Un mariage forcé entre classe politique et magistrats
La présidente des chambres, Ekaterina Trendafilova, fait aussi l’objet de polémiques depuis qu’un article de Newsweek prétend qu’elle aurait donné « des renseignements confidentiels aux bailleurs de fonds et aux diplomates de l’UE sur les affaires à venir devant les tribunaux – avant que les avocats de la défense ne soient informés 1. » L’absence dans l’acte d’accusation de charges liées à l’affaire de trafic d’organes prélevés sur des détenus en Albanie, affaire qui avait été au cœur du rapport de Dick Marty à l’origine des chambres, a alimenté les discours de ceux qui dénoncent une juridiction bâtie sur des mensonges. Ils réclament désormais le rapatriement des chambres à Pristina, une perspective dont la Cour ne veut pas. Les pressions sont d’autant plus vives que l’incertitude demeure quant à l’attitude du grand vainqueur des élections anticipées de février 2021, Albin Kurti. Ce dernier, qui va retrouver son poste de Premier ministre, domine désormais la scène politique. Or il est difficile à cerner. Il a beaucoup évolué, en passant d’un discours nationaliste d’extrême gauche à un pragmatisme affiché de centre gauche. S’il n’a pas voté en 2015 en faveur de la loi instituant les chambres, il a refusé, en décembre 2017, de participer à sa tentative ratée d’abrogation au Parlement. Il pourrait bien sûr profiter des déboires judiciaires de ses adversaires politiques, mais il s’est aussi montré très critique vis-à-vis des termes utilisés dans les actes d’accusation : « Cette notion d’“entreprise criminelle commune” représente une subversion historique et politique de l’UCK 2 », ajoutant qu’il pensait « que cela nuira à la construction de l’État au Kosovo, à la justice au Kosovo et à l’Armée de libération du Kosovo et ses valeurs 3 ».

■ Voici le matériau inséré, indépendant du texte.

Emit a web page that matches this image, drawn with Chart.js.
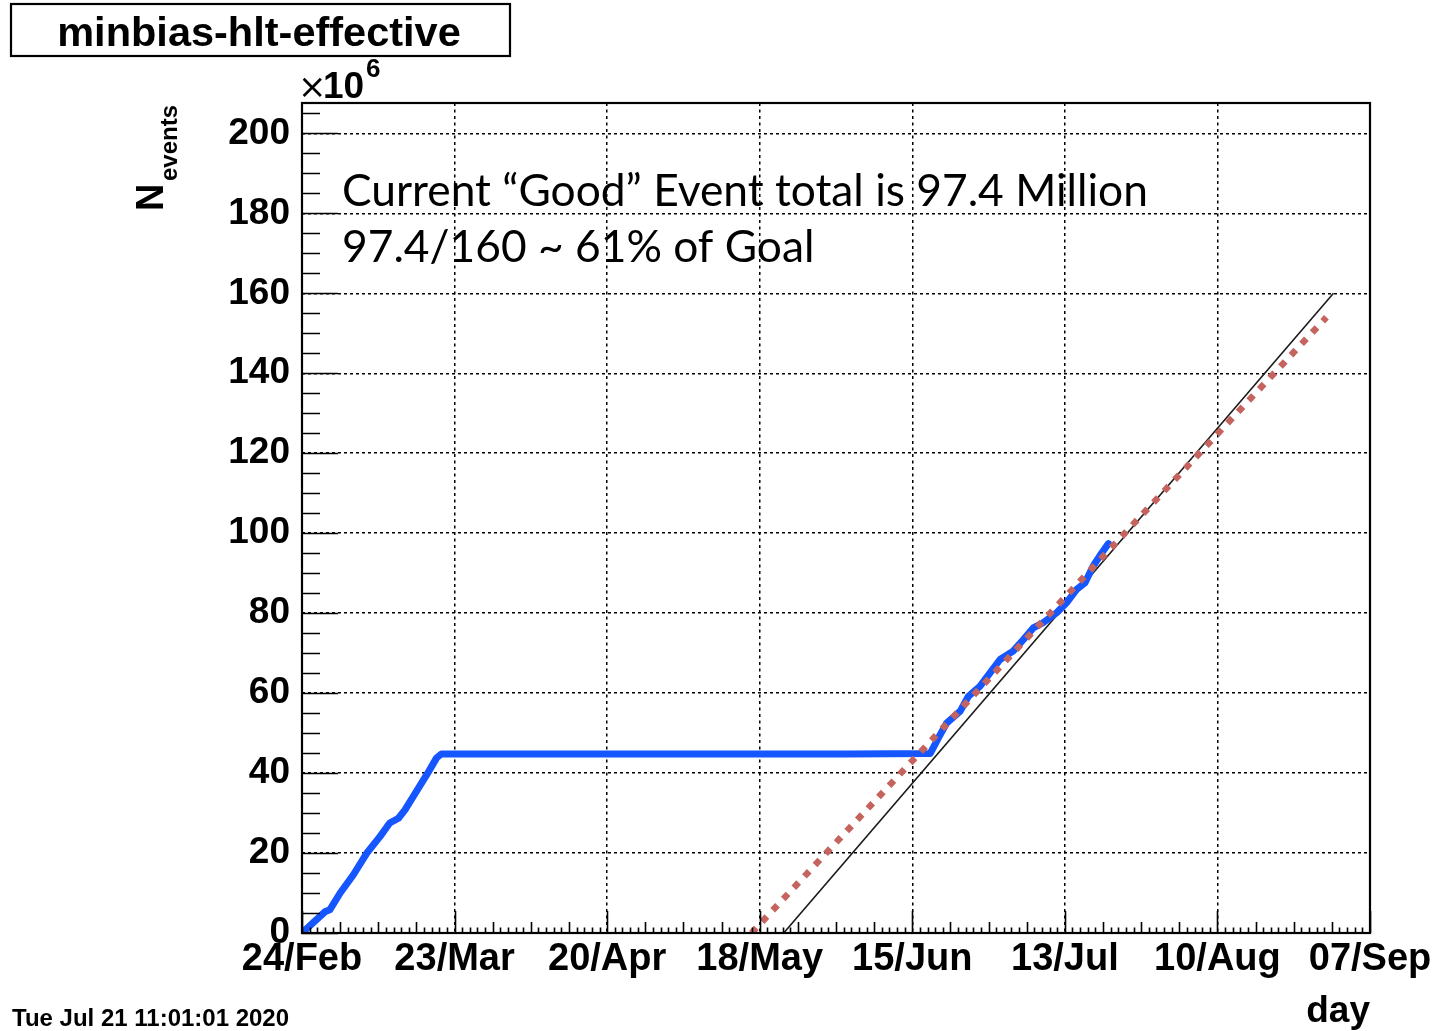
<!DOCTYPE html>
<html>
<head>
<meta charset="utf-8">
<script src="https://cdn.jsdelivr.net/npm/chart.js@4.4.1/dist/chart.umd.min.js"></script>
<style>
  html, body { margin: 0; padding: 0; background: #fff; }
  #wrap { width: 1439px; height: 1031px; position: relative; }
  canvas { display: block; }
</style>
</head>
<body>
<div id="wrap"><canvas id="c" width="1439" height="1031"></canvas></div>
<script>
// ---------------- data (days since 24/Feb/2020, events in millions) ----------------
const dayTickLabels = ['24/Feb', '23/Mar', '20/Apr', '18/May', '15/Jun', '13/Jul', '10/Aug', '07/Sep'];
const dayTickStep = 28;
const dayMax = 196;
const eventsMax = 207.6;
const eventsStep = 20;

const blueDays = [0, 4.2, 5.1, 7.0, 9.4, 11.9, 14.3, 16.1, 17.7, 18.9, 20.4, 22.9, 24.7, 25.6,
  60, 100, 115.3, 116.8, 118.3, 120.8, 122.3, 124.4, 126.3, 128.1, 130.5, 132.4, 134.2,
  136.0, 138.5, 140.3, 142.2, 143.7, 145.2, 146.8, 148.0];
const blueEvents = [0, 5.3, 5.8, 10.0, 14.5, 20.0, 24.1, 27.5, 28.7, 30.8, 34.1, 39.6, 43.8, 44.8,
  44.8, 44.8, 44.9, 48.8, 52.5, 55.5, 59.2, 61.7, 65.1, 68.4, 70.5, 73.4, 76.3,
  77.6, 80.1, 82.6, 86.0, 87.6, 91.8, 95.1, 97.4];

const trendDays = [82.5, 188.0];
const trendEvents = [0, 154.0];

const goalDays = [88.4, 189.3];
const goalEvents = [0, 160.0];

const titleText = 'minbias-hlt-effective';
const yTitleMain = 'N';
const yTitleSub = 'events';
const xTitle = 'day';
const dateStamp = 'Tue Jul 21 11:01:01 2020';
const noteLine1 = 'Current \u201cGood\u201d Event total is 97.4 Million';
const noteLine2 = '97.4/160 ~ 61% of Goal';

const toPoints = (xs, ys) => xs.map((v, i) => ({ x: v, y: ys[i] }));

// ---------------- ROOT-like decorations ----------------
const HELV = '"Liberation Sans", Arial, sans-serif';
const rootPlugin = {
  id: 'rootStyle',
  afterDatasetsDraw(chart) {
    const { ctx, chartArea: a, scales: { x, y } } = chart;
    ctx.save();
    ctx.strokeStyle = '#000';
    ctx.lineWidth = 1.6;
    ctx.setLineDash([]);
    ctx.beginPath();
    for (let v = 0; v <= eventsMax; v += 5) {
      const py = Math.round(y.getPixelForValue(v)) + 0.5;
      const len = (v % eventsStep === 0) ? 36 : 18;
      ctx.moveTo(a.left, py); ctx.lineTo(a.left + len, py);
    }
    for (let i = 0; i <= 140; i++) {
      const px = Math.round(x.getPixelForValue(i * 1.4)) + 0.5;
      let len = 5.5;
      if (i % 20 === 0) len = 22; else if (i % 5 === 0) len = 11;
      ctx.moveTo(px, a.bottom); ctx.lineTo(px, a.bottom - len);
    }
    ctx.stroke();
    ctx.lineWidth = 2.2;
    ctx.strokeRect(a.left, a.top, a.right - a.left, a.bottom - a.top);
    ctx.restore();
  },
  afterDraw(chart) {
    const { ctx, chartArea: a } = chart;
    ctx.save();
    ctx.fillStyle = '#000';
    ctx.strokeStyle = '#000';
    // title box
    ctx.lineWidth = 2.2;
    ctx.strokeRect(11, 4, 499, 52);
    ctx.font = 'bold 41.5px ' + HELV;
    ctx.textAlign = 'center';
    ctx.textBaseline = 'alphabetic';
    ctx.fillText(titleText, 259, 46);
    // x10^6
    ctx.textAlign = 'left';
    ctx.font = '34px "DejaVu Sans", sans-serif';
    ctx.fillText('\u00d7', 298, 98);
    ctx.font = 'bold 37px ' + HELV;
    ctx.fillText('10', 323, 98);
    ctx.font = 'bold 26px ' + HELV;
    ctx.fillText('6', 366, 77);
    // y title
    ctx.save();
    ctx.translate(163, 211);
    ctx.rotate(-Math.PI / 2);
    ctx.font = 'bold 38px ' + HELV;
    ctx.fillText(yTitleMain, 0, 0);
    ctx.font = 'bold 24px ' + HELV;
    ctx.fillText(yTitleSub, 30, 14);
    ctx.restore();
    // x title
    ctx.font = 'bold 37px ' + HELV;
    ctx.textAlign = 'right';
    ctx.fillText(xTitle, a.right, 1022);
    // date stamp
    ctx.font = 'bold 24px ' + HELV;
    ctx.textAlign = 'left';
    ctx.fillText(dateStamp, 12, 1026);
    // notes
    ctx.font = '44.3px Lato, "Open Sans", sans-serif';
    ctx.fillText(noteLine1, 342, 206);
    ctx.fillText(noteLine2, 342, 262);
    ctx.restore();
  }
};

const gridCommon = {
  color: '#000',
  lineWidth: 1.5,
  drawTicks: false,
};

new Chart(document.getElementById('c'), {
  type: 'scatter',
  data: {
    datasets: [
      {
        label: 'goal',
        data: toPoints(goalDays, goalEvents),
        showLine: true,
        borderColor: '#1a1a1a',
        borderWidth: 1.6,
        pointRadius: 0,
        order: 3,
      },
      {
        label: 'events',
        data: toPoints(blueDays, blueEvents),
        showLine: true,
        borderColor: '#1556ff',
        borderWidth: 7,
        borderJoinStyle: 'round',
        borderCapStyle: 'round',
        pointRadius: 0,
        order: 2,
      },
      {
        label: 'trend',
        data: toPoints(trendDays, trendEvents),
        showLine: true,
        borderColor: '#c5645e',
        borderWidth: 6.5,
        borderDash: [7, 8.5],
        borderCapStyle: 'butt',
        pointRadius: 0,
        order: 1,
      },
    ]
  },
  options: {
    responsive: false,
    animation: false,
    devicePixelRatio: 1,
    layout: { padding: { left: 0, right: 69, top: 103, bottom: 0 } },
    plugins: { legend: { display: false }, tooltip: { enabled: false } },
    scales: {
      x: {
        type: 'linear',
        min: 0,
        max: dayMax,
        afterFit(s) { s.height = 98; },
        grid: gridCommon,
        border: { display: false, dash: [3, 3.5] },
        ticks: {
          stepSize: dayTickStep,
          autoSkip: false,
          maxRotation: 0,
          includeBounds: false,
          padding: 4,
          color: '#000',
          font: { family: HELV, size: 38, weight: 'bold' },
          callback: (v) => dayTickLabels[Math.round(v / dayTickStep)],
        },
      },
      y: {
        type: 'linear',
        min: 0,
        max: eventsMax,
        afterFit(s) { s.width = 302; },
        grid: gridCommon,
        border: { display: false, dash: [3, 3] },
        ticks: {
          stepSize: eventsStep,
          includeBounds: false,
          padding: 12,
          color: '#000',
          font: { family: HELV, size: 37, weight: 'bold' },
        },
      },
    },
  },
  plugins: [rootPlugin],
});
</script>
</body>
</html>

Chacun tend au-dessus de la tête de l’autre une épée de Damoclès.
Ainsi, entre une grande partie de la classe politique kosovare et les magistrats des chambres spécialisées, chacun tend au-dessus de la tête de l’autre une épée de Damoclès. Mais même si ce montage tient du mariage forcé, le divorce s’avérerait plus désastreux encore pour ce jeune État qui, d’un côté, se sent menacé par la remise en cause de figures centrales du mythe fondateur de la libération du pays, mais, de l’autre, s’est construit sur son adhésion aux valeurs de justice d’une communauté internationale qui joue, elle aussi, un rôle primordial dans cette libération. Le nouveau Premier ministre kosovar, qui a toujours critiqué l’ingérence internationale et défendu une plus grande autonomie politique, ainsi que Vjosa Osmani, la nouvelle présidente du Kosovo, transfuge de la LDK, seconde femme élue à ce poste et jeune juriste charismatique, le savent bien. D’autant qu’il y a aussi la société kosovare, que ses élus représentent mais qui rejette massivement le système de corruption gangrenant ses institutions et qui, aux prises avec une crise économique dramatique, est loin d’idéaliser sa classe politique. Elle aussi, dans sa diversité, se montre partagée envers une justice internationale dont elle regrette qu’elle se soit focalisée exclusivement sur les crimes de l’UCK, alors que ceux du régime de Milošević sont restés largement impunis, mais qu’elle appelle tout de même de ses vœux, dans l’espoir de tourner enfin la page des années sombres de la guerre. Une ambiguïté consubstantielle de l’histoire et de la situation de ce jeune État européen, que l’Union européenne, tout aussi ambivalente – pour ne pas dire hypocrite – dans sa politique, fait attendre à ses portes depuis deux décennies.